- _To be done_: Find every line of the listing below where "this" appears, and copy it.
--- Start Supplied information ---
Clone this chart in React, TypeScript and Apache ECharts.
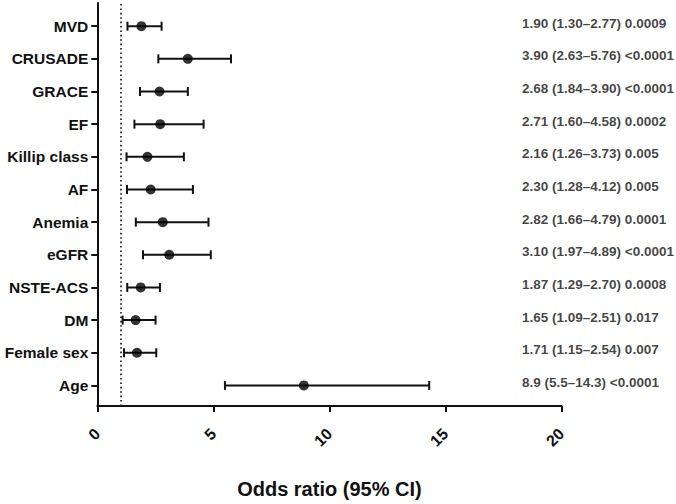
import React, { useEffect, useRef } from "react";
import * as echarts from "echarts";

const categories = [
  "MVD",
  "CRUSADE",
  "GRACE",
  "EF",
  "Killip class",
  "AF",
  "Anemia",
  "eGFR",
  "NSTE-ACS",
  "DM",
  "Female sex",
  "Age",
];
const oddsRatio = [1.9, 3.9, 2.68, 2.71, 2.16, 2.3, 2.82, 3.1, 1.87, 1.65, 1.71, 8.9];
const ciLower = [1.3, 2.63, 1.84, 1.6, 1.26, 1.28, 1.66, 1.97, 1.29, 1.09, 1.15, 5.5];
const ciUpper = [2.77, 5.76, 3.9, 4.58, 3.73, 4.12, 4.79, 4.89, 2.7, 2.51, 2.54, 14.3];
const decimals = [2, 2, 2, 2, 2, 2, 2, 2, 2, 2, 2, 1];
const pValues = [
  "0.0009",
  "<0.0001",
  "<0.0001",
  "0.0002",
  "0.005",
  "0.005",
  "0.0001",
  "<0.0001",
  "0.0008",
  "0.017",
  "0.007",
  "<0.0001",
];
const xTicks = [0, 5, 10, 15, 20];
const referenceLine = 1;

const FONT = "'Liberation Sans', Arial, sans-serif";
const INK = "#111";
const ANNOT_X = 18.3;

export default function App() {
  const ref = useRef<HTMLDivElement>(null);

  useEffect(() => {
    if (!ref.current) return;
    const chart = echarts.init(ref.current, undefined, { renderer: "svg" });
    const n = categories.length;
    const yOf = (i: number) => n - i;

    const barData = categories.map((_, i) => [ciLower[i], ciUpper[i], yOf(i)]);
    const pointData = categories.map((_, i) => [oddsRatio[i], yOf(i)]);
    const annotData = categories.map((_, i) => ({
      value: [ANNOT_X, yOf(i)],
      text: `${oddsRatio[i].toFixed(decimals[i])} (${ciLower[i].toFixed(decimals[i])}\u2013${ciUpper[i].toFixed(decimals[i])}) ${pValues[i]}`,
    }));

    chart.setOption({
      animation: false,
      grid: { left: 97.3, right: 114.5, top: 3, bottom: 89.7, containLabel: false },
      xAxis: {
        type: "value",
        min: xTicks[0],
        max: xTicks[xTicks.length - 1],
        interval: 5,
        name: "Odds ratio (95% CI)",
        nameLocation: "middle",
        nameGap: 73,
        nameTextStyle: { fontFamily: FONT, fontWeight: "bold", fontSize: 20, color: INK },
        axisLine: { show: true, lineStyle: { color: INK, width: 2 } },
        axisTick: { show: true, length: 6, lineStyle: { color: INK, width: 2 } },
        axisLabel: {
          rotate: 45,
          margin: 25,
          fontFamily: FONT,
          fontWeight: "bold",
          fontSize: 16,
          color: INK,
        },
        splitLine: { show: false },
      },
      yAxis: {
        type: "value",
        min: 0.37,
        max: 12.71,
        axisLine: { show: true, lineStyle: { color: INK, width: 2 } },
        axisTick: {
          show: true,
          length: 6,
          customValues: categories.map((_, i) => yOf(i)),
          lineStyle: { color: INK, width: 2 },
        },
        axisLabel: {
          customValues: categories.map((_, i) => yOf(i)),
          formatter: (v: number) => categories[n - Math.round(v)] ?? "",
          margin: 9,
          fontFamily: FONT,
          fontWeight: "bold",
          fontSize: 15.5,
          color: INK,
        },
        splitLine: { show: false },
      },
      series: [
        {
          type: "custom",
          data: barData,
          encode: { x: [0, 1], y: 2 },
          renderItem: (params: any, api: any) => {
            const y = api.value(2);
            const lo = api.coord([api.value(0), y]);
            const hi = api.coord([api.value(1), y]);
            const h = 4.5;
            const style = { stroke: INK, lineWidth: 2, fill: "none" };
            return {
              type: "group",
              children: [
                { type: "line", shape: { x1: lo[0], y1: lo[1], x2: hi[0], y2: hi[1] }, style },
                { type: "line", shape: { x1: lo[0], y1: lo[1] - h, x2: lo[0], y2: lo[1] + h }, style },
                { type: "line", shape: { x1: hi[0], y1: hi[1] - h, x2: hi[0], y2: hi[1] + h }, style },
              ],
            };
          },
          z: 2,
        },
        {
          type: "scatter",
          data: pointData,
          symbol: "circle",
          symbolSize: 10,
          itemStyle: { color: "#000" },
          z: 3,
          markLine: {
            silent: true,
            symbol: ["none", "none"],
            label: { show: false },
            lineStyle: { color: INK, width: 1.6, type: [1.6, 2.8] },
            data: [{ xAxis: referenceLine }],
          },
        },
        {
          type: "scatter",
          data: annotData,
          symbolSize: 0,
          silent: true,
          label: {
            show: true,
            position: "right",
            distance: 0,
            offset: [0, -3],
            formatter: (p: any) => p.data.text,
            fontFamily: FONT,
            fontWeight: "bold",
            fontSize: 13.5,
            color: INK,
          },
          z: 4,
        },
      ],
    });
    return () => chart.dispose();
  }, []);

  return (
    <div
      ref={ref}
      style={{ position: "fixed", left: 0, top: 0, width: 676, height: 504, background: "#fff" }}
    />
  );
}
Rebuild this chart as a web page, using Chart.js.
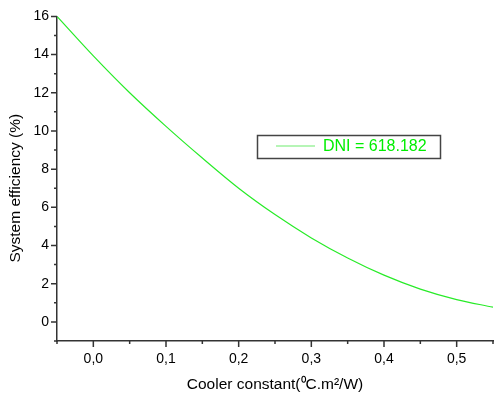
<!DOCTYPE html>
<html>
<head>
<meta charset="utf-8">
<script src="https://cdn.jsdelivr.net/npm/chart.js@4"></script>
<style>
  html, body { margin: 0; padding: 0; background: #fff; }
  #wrap { width: 500px; height: 399px; }
</style>
</head>
<body>
<div id="wrap"><canvas id="c" width="500" height="399"></canvas></div>
<script>
// ---- data ----
const coolerConstant = [-0.05, 0.0, 0.05, 0.10, 0.15, 0.20, 0.25, 0.30, 0.35, 0.40, 0.45, 0.50, 0.55];
const efficiency     = [16.0, 13.93, 12.0, 10.24, 8.58, 7.0, 5.62, 4.40, 3.35, 2.45, 1.72, 1.17, 0.77];
const seriesLabel = 'DNI = 618.182';
const xTickValues = [0.0, 0.1, 0.2, 0.3, 0.4, 0.5];
const xMinorValues = [-0.05, 0.05, 0.15, 0.25, 0.35, 0.45, 0.55];
const yTickValues = [0, 2, 4, 6, 8, 10, 12, 14, 16];
const yMinorValues = [-1, 1, 3, 5, 7, 9, 11, 13, 15];
const xTitle = 'Cooler constant(\u2070C.m\u00B2/W)';
const yTitle = 'System efficiency (%)';

const FONT = "'Liberation Sans', Arial, sans-serif";
const AXIS_COLOR = '#333';

const tickPlugin = {
  id: 'originTicks',
  afterDraw(chart) {
    const ctx = chart.ctx;
    const xs = chart.scales.x, ys = chart.scales.y;
    const area = chart.chartArea;
    ctx.save();
    ctx.strokeStyle = AXIS_COLOR;
    ctx.lineWidth = 1.5;
    ctx.beginPath();
    xTickValues.forEach(v => { const p = xs.getPixelForValue(v); ctx.moveTo(p, area.bottom); ctx.lineTo(p, area.bottom + 6); });
    xMinorValues.forEach(v => { const p = xs.getPixelForValue(v); ctx.moveTo(p, area.bottom); ctx.lineTo(p, area.bottom + 3); });
    yTickValues.forEach(v => { const p = ys.getPixelForValue(v); ctx.moveTo(area.left, p); ctx.lineTo(area.left - 6, p); });
    yMinorValues.forEach(v => { const p = ys.getPixelForValue(v); ctx.moveTo(area.left, p); ctx.lineTo(area.left - 3, p); });
    ctx.stroke();

    // y axis title (drawn here so it can sit where the reference puts it)
    ctx.save();
    ctx.fillStyle = '#000';
    ctx.font = '15.5px ' + FONT;
    ctx.textAlign = 'center';
    ctx.textBaseline = 'middle';
    ctx.translate(16, (area.top + area.bottom) / 2 + 9.5);
    ctx.rotate(-Math.PI / 2);
    ctx.fillText(yTitle, 0, 0);
    ctx.restore();

    // legend box inside plot area
    const bx = area.left + (area.right - area.left) * 0.459;
    const by = area.top + (area.bottom - area.top) * 0.364;
    const bw = 183, bh = 23;
    ctx.strokeStyle = '#444';
    ctx.lineWidth = 1.5;
    ctx.strokeRect(Math.round(bx) + 0.5, Math.round(by) + 0.5, bw, bh);
    const cy = Math.round(by) + 11;
    ctx.strokeStyle = '#b6f5b6';
    ctx.lineWidth = 2;
    ctx.beginPath();
    ctx.moveTo(Math.round(bx) + 19, cy); ctx.lineTo(Math.round(bx) + 58, cy);
    ctx.stroke();
    ctx.fillStyle = '#00ee00';
    ctx.font = '16px ' + FONT;
    ctx.textBaseline = 'middle';
    ctx.textAlign = 'left';
    ctx.fillText(seriesLabel, Math.round(bx) + 66, cy + 1);
    ctx.restore();
  }
};

new Chart(document.getElementById('c'), {
  type: 'line',
  data: {
    datasets: [{
      label: seriesLabel,
      data: coolerConstant.map((x, i) => ({ x: x, y: efficiency[i] })),
      borderColor: 'rgb(40,235,40)',
      borderWidth: 1.2,
      pointRadius: 0,
      fill: false,
      tension: 0.4,
      cubicInterpolationMode: 'monotone'
    }]
  },
  options: {
    responsive: false,
    animation: false,
    devicePixelRatio: 1,
    layout: { padding: { top: 14, right: 7, left: 0, bottom: 0 } },
    plugins: { legend: { display: false }, tooltip: { enabled: false } },
    scales: {
      x: {
        type: 'linear', min: -0.05, max: 0.55,
        grid: { display: false, drawTicks: false },
        border: { display: true, color: AXIS_COLOR, width: 1.5 },
        afterBuildTicks: s => { s.ticks = xTickValues.map(v => ({ value: v })); },
        ticks: {
          color: '#000', padding: 10, maxRotation: 0, autoSkip: false,
          font: { family: FONT, size: 14 },
          callback: v => v.toFixed(1).replace('.', ',')
        },
        title: { display: true, text: xTitle, color: '#000', font: { family: FONT, size: 15.5 }, padding: { top: 0, bottom: 5 } },
        afterFit: s => { s.height = 58; }
      },
      y: {
        type: 'linear', min: -1, max: 16,
        grid: { display: false, drawTicks: false },
        border: { display: true, color: AXIS_COLOR, width: 1.5 },
        afterBuildTicks: s => { s.ticks = yTickValues.map(v => ({ value: v })); },
        ticks: {
          color: '#000', padding: 8, autoSkip: false,
          font: { family: FONT, size: 14 },
          callback: v => String(v)
        },
        title: { display: false },
        afterFit: s => { s.width = 57; }
      }
    }
  },
  plugins: [tickPlugin]
});
</script>
</body>
</html>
--- End Supplied information ---
- _Reply to the exercise_:
Clone this chart in React, TypeScript and Apache ECharts.
Rebuild this chart as a web page, using Chart.js.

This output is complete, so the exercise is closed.